# Joint Design of Codes and Decoders for Minimization of Transmit, Decoding, and A/D Power

Karthik Ganesan<sup>†</sup>, Pulkit Grover<sup>‡</sup>, Jan Rabaey<sup>†</sup>, Andrea Goldsmith<sup>‡</sup> <sup>†</sup>-University of California, Berkeley <sup>‡</sup>-Stanford University karthik.ganesan@berkeley.edu, pulkit@stanford.edu, jan@eecs.berkeley.edu, andrea@wsl.stanford.edu

# I. INTRODUCTION

The design of error correcting codes and their decoders is usually done in isolation. The code is often designed first with the goal of minimizing the gap from Shannon capacity [1] and attaining the target error probability. To reflect the concerns of implementation, the code is usually chosen from a family of codes that can be decoded with low "complexity<sup>1</sup>" [3]. On the implementation side, decoders are carefully designed (see e.g. [4]) for the chosen code with the goal of consuming low power while achieving the required decoding throughput<sup>2</sup>. This "division of labor" has been extremely successful and forms the backbone of many modern long-distance communication systems.

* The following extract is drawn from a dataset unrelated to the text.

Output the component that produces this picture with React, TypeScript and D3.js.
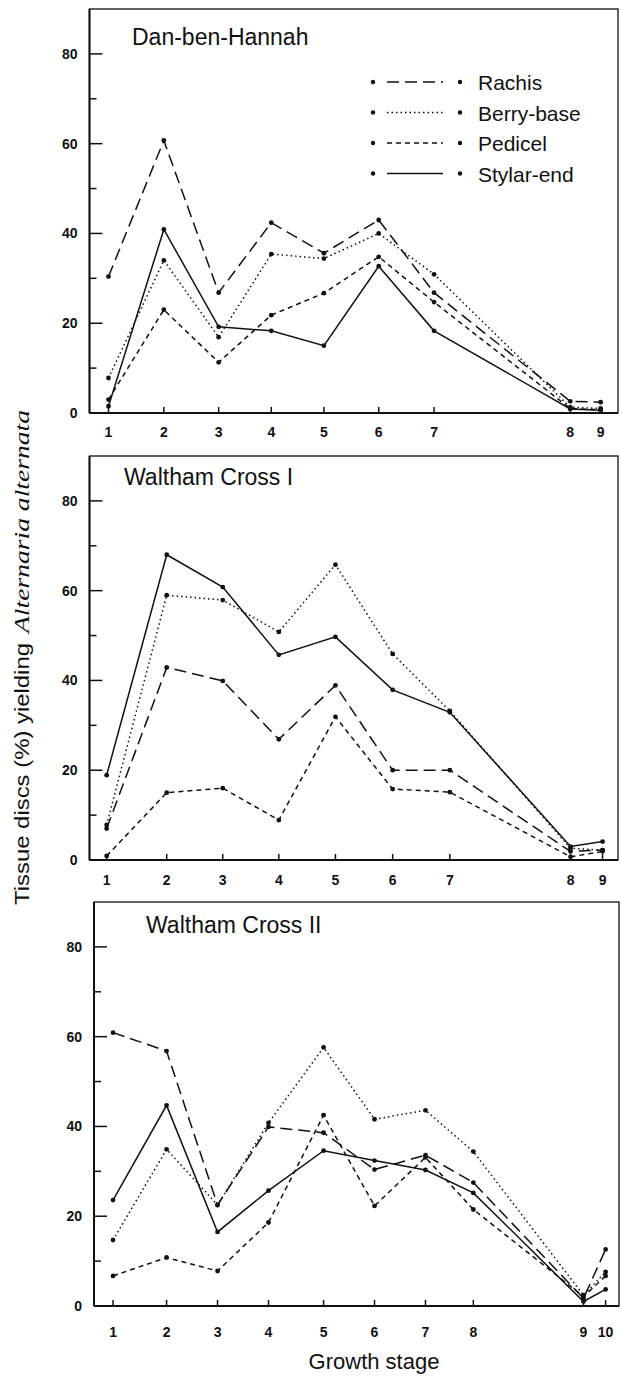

However, this approach can be suboptimal for shortdistance communication, where the power consumed in processing can dominate transmit power [5], [6]. For instance, while *irregular* LDPC codes approach capacity for many channels (e.g. [7]), the 10 GBASE-T standard for communication within a data-center [8] uses *regular* LDPC codes because they require less decoding power (due to reasons explained in [5]). In short-distance wireless communication systems (e.g. wireless LAN, or the 60 GHz band [6]), it has been proposed to use *uncoded transmission* in order to do away with the decoding altogether! Is that the "optimal" strategy? How do we design codes and decoders so that the total power of the communication link is minimized?

Shannon-theoretic limits, complemented by modern coding-theoretic constructions [3], have provided codes that are provably good for minimizing transmit power. However, significant sources of processing power in transceivers (no-tably the decoder, encoder, ADCs, DACs, and Equalization) are often heavily influenced by the choice of the code and are not accounted for in such an approach. Can we develop a parallel approach in order to minimize the total system power? With simplistic encoding/decoding models, the issue of fundamental limits on transmit + encoding + decoding power has been addressed in some recent works [5], [9], [10], [11], [12]. These fundamental limits abstract power consumed in computational nodes [5], [11], [12] and wiring [10], [9] in the encoder/decoder implementation and can provide insights

into the choice of the code and the decoding algorithm.

While such theoretical insights can serve to guide the choice of the code family, the simplicity of these theoretical models, which (to an extent) is needed<sup>3</sup> in order to be able to obtain fundamental results, also limits their applicability. Even if the models are refined further, the large-deviations techniques used [5], [9] are usually tight only in asymptopia (even though the obtained results are non-asymptotic). Thus, at reasonably high error probability (e.g.  $10^{-6}$ ) and small distances (e.g. less than five meters), it is unlikely that the bounds themselves can be used to give precise answers on what codes to use.

In this work, we therefore take a middle path that mixes theory and practice. First, observing the order-optimality of regular LDPC codes in some theoretical models [5] (namely those where computational nodes consume all the power), we restrict our attention to regular LDPC codes<sup>4</sup>. In order to be able to make an educated choice of degrees of the LDPC code and the code girth, we make use of circuit models of decoding power consumption for simple decoding algorithms and regular LDPC codes which are detailed in [13, Section IV]. The models are developed by rigorously simulating (post-layout) power consumption for some simple codes and decoders, breaking down the circuit power into its constituents (e.g. power consumed in computation at nodes, wires, etc.), and generalizing these constituents of power to all structurally similar codes.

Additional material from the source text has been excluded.